Case 1 - Buller’s Birds First Edition

Walter Lawry Buller. A history of the birds of New Zealand. Illustrations by J.G. Keulemans. London: John Van Voorst, 1873.

Walter Lawry Buller. A history of the birds of New Zealand. Illustrations by J.G. Keulemans. London: John Van Voorst, 1873.

Born in New Zealand and educated at Wesleyan College, Auckland, Walter Lawry Buller (1838-1906) showed a passion for natural history and ornithology from his schooldays. He was admitted as a fellow of the Linnean Society, London, in 1858, when he was nineteen. Buller delivered his first scientific paper at the New Zealand Exhibition in Dunedin in 1865 and received a silver medal, establishing him as a recognized authority on New Zealand birds.

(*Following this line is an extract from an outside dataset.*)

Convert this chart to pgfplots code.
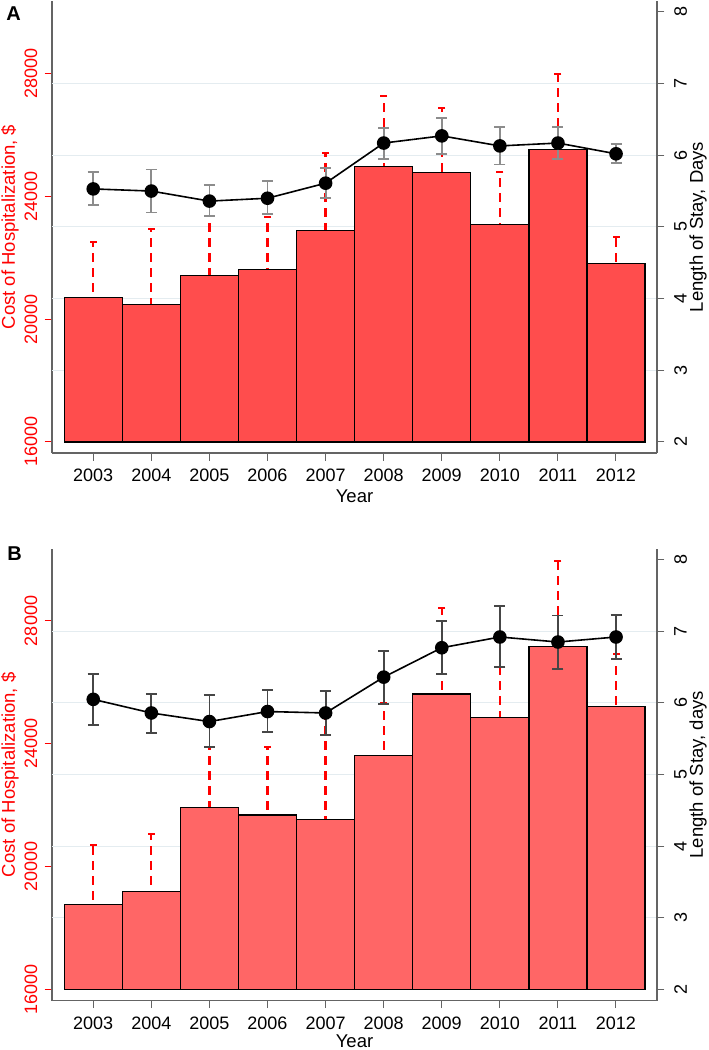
\documentclass[border=0pt]{standalone}
\usepackage{pgfplots}
\pgfplotsset{compat=1.18}
\usepackage{pgfplotstable}
\usepackage{fontspec}
\setmainfont{Liberation Sans}

\definecolor{barA}{RGB}{255,77,77}
\definecolor{barB}{RGB}{255,102,102}
\definecolor{axgray}{RGB}{100,100,100}
\definecolor{gridc}{RGB}{228,236,240}
\definecolor{ebA}{RGB}{140,140,140}
\definecolor{ebB}{RGB}{70,70,70}
\definecolor{tred}{RGB}{255,0,0}

% Panel A: cost of hospitalization (bar value, upper CI)
\pgfplotstableread{
year cost hi
2003 20706 22514
2004 20478 22917
2005 21421 23350
2006 21616 23307
2007 22884 25421
2008 24976 27262
2009 24770 26884
2010 23079 24780
2011 25528 27967
2012 21810 22677
}\costA
% Panel A: length of stay (mean, lower, upper)
\pgfplotstableread{
year los lo hi
2003 5.53 5.30 5.77
2004 5.50 5.20 5.80
2005 5.36 5.15 5.59
2006 5.40 5.18 5.64
2007 5.61 5.40 5.82
2008 6.17 5.95 6.38
2009 6.27 6.02 6.52
2010 6.13 5.87 6.39
2011 6.17 5.95 6.39
2012 6.02 5.89 6.16
}\losA
% Panel B
\pgfplotstableread{
year cost hi
2003 18777 20697
2004 19200 21055
2005 21934 23910
2006 21684 23887
2007 21544 24863
2008 23617 25330
2009 25622 28434
2010 24854 27314
2011 27175 29951
2012 25212 26937
}\costB
\pgfplotstableread{
year los lo hi
2003 6.05 5.69 6.40
2004 5.86 5.58 6.13
2005 5.74 5.39 6.11
2006 5.88 5.59 6.18
2007 5.86 5.55 6.17
2008 6.36 5.99 6.72
2009 6.77 6.40 7.14
2010 6.92 6.50 7.35
2011 6.85 6.47 7.22
2012 6.92 6.61 7.23
}\losB

\pgfplotsset{
  base/.style={
    scale only axis, width=605pt, height=452pt,
    xmin=2002.29, xmax=2012.705,
    xtick={2003,...,2012},
    tick align=outside,
    major tick length=7.5pt,
    tick label style={font=\fontsize{18}{20}\selectfont},
    label style={font=\fontsize{18.5}{21}\selectfont},
    /pgf/number format/assume math mode=true,
    /pgf/number format/1000 sep={},
    axis line style={axgray, line width=1.2pt},
    scaled y ticks=false, scaled x ticks=false,
  },
  leftax/.style={base,
    axis x line*=bottom, axis y line*=left,
    ymin=-362, ymax=14353,
    ytick={0,4000,8000,12000},
    yticklabels={16000,20000,24000,28000},
    yticklabel style={rotate=90, anchor=south, text=tred, inner sep=0pt},
    yticklabel shift=7pt,
    xticklabel style={inner sep=0pt},
    xticklabel shift=8.5pt,
    y tick style={tred, line width=1pt},
    x tick style={axgray, line width=1pt},
    extra y ticks={2333.33,4666.67,7000,9333.33,11666.67},
    extra y tick labels={},
    extra y tick style={grid=major, major tick length=0pt},
    major grid style={gridc, line width=1pt},
    ylabel={Cost of Hospitalization, \$},
    ylabel style={text=tred, at={(axis description cs:-0.0694,0.5)}, anchor=center},
    xlabel={Year},
    xlabel style={at={(axis description cs:0.5,-0.0951)}, anchor=center},
  },
  rightax/.style={base,
    hide x axis, axis y line*=right,
    ymin=1.845, ymax=8.152, ytick={2,...,8},
    yticklabel style={rotate=90, anchor=north, inner sep=0pt},
    yticklabel shift=9.5pt,
    y tick style={axgray, line width=1pt},
    ylabel style={at={(axis description cs:1.0678,0.5)}, anchor=center},
  },
  redci/.style={ycomb, tred, line width=2.3pt, dash pattern=on 9pt off 6pt,
    mark=-, mark size=3.5pt, mark options={solid, tred, line width=2pt}},
  bars/.style={ybar, bar width=1, bar shift=0pt, draw=black, line width=1.3pt},
  losline/.style={black, line width=1.6pt, mark=*, mark size=6pt, mark options={fill=black, solid},
    error bars/.cd, y dir=both, y explicit,
    error bar style={#1, line width=1.8pt},
    error mark options={rotate=90, #1, line width=1.8pt, mark size=5.5pt}},
}

\begin{document}
\begin{tikzpicture}
\useasboundingbox (0pt,0pt) rectangle (709pt,-1050pt);

% ---------------- Panel A ----------------
\begin{axis}[leftax, at={(52pt,-453pt)}, anchor=south west]
\addplot[redci] table[x=year, y expr=\thisrow{hi}-16000] {\costA};
\addplot[bars, fill=barA] table[x=year, y expr=\thisrow{cost}-16000] {\costA};
\end{axis}
\begin{axis}[rightax, at={(52pt,-453pt)}, anchor=south west, ylabel={Length of Stay, Days}]
\addplot[losline=ebA]
  table[x=year, y=los, y error plus expr=\thisrow{hi}-\thisrow{los}, y error minus expr=\thisrow{los}-\thisrow{lo}] {\losA};
\end{axis}
\node[font=\bfseries\fontsize{20}{22}\selectfont] at (13.5pt,-14pt) {A};

% ---------------- Panel B ----------------
\begin{axis}[leftax, at={(52pt,-1000.7pt)}, anchor=south west,
  xlabel style={at={(axis description cs:0.5,-0.0895)}}]
\addplot[redci] table[x=year, y expr=\thisrow{hi}-16000] {\costB};
\addplot[bars, fill=barB] table[x=year, y expr=\thisrow{cost}-16000] {\costB};
\end{axis}
\begin{axis}[rightax, at={(52pt,-1000.7pt)}, anchor=south west, ylabel={Length of Stay, days}]
\addplot[losline=ebB]
  table[x=year, y=los, y error plus expr=\thisrow{hi}-\thisrow{los}, y error minus expr=\thisrow{los}-\thisrow{lo}] {\losB};
\end{axis}
\node[font=\bfseries\fontsize{20}{22}\selectfont] at (14.5pt,-554pt) {B};
\end{tikzpicture}
\end{document}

The 1873 first edition of Buller’s work displayed here stands as his masterpiece, and the illustrations have become standard images of native birds, familiar to many New Zealanders. The illustrations, by renowned Dutch bird artist and lithographer J.G. Keulemans (1842-1912), were printed by lithograph then hand coloured. Five hundred copies were published. In 1879, Buller was elected as a fellow of the Royal Society of London. The newspapers heralded him as “the first scientific man, born and educated in any of the colonies, who has received this distinction”.

Walter Lawry Buller. A history of the birds of New Zealand. Illustrations by J.G. Keulemans. London: John Van Voorst, 1873.

Walter Lawry Buller. A history of the birds of New Zealand. Illustrations by J.G. Keulemans. London: John Van Voorst, 1873.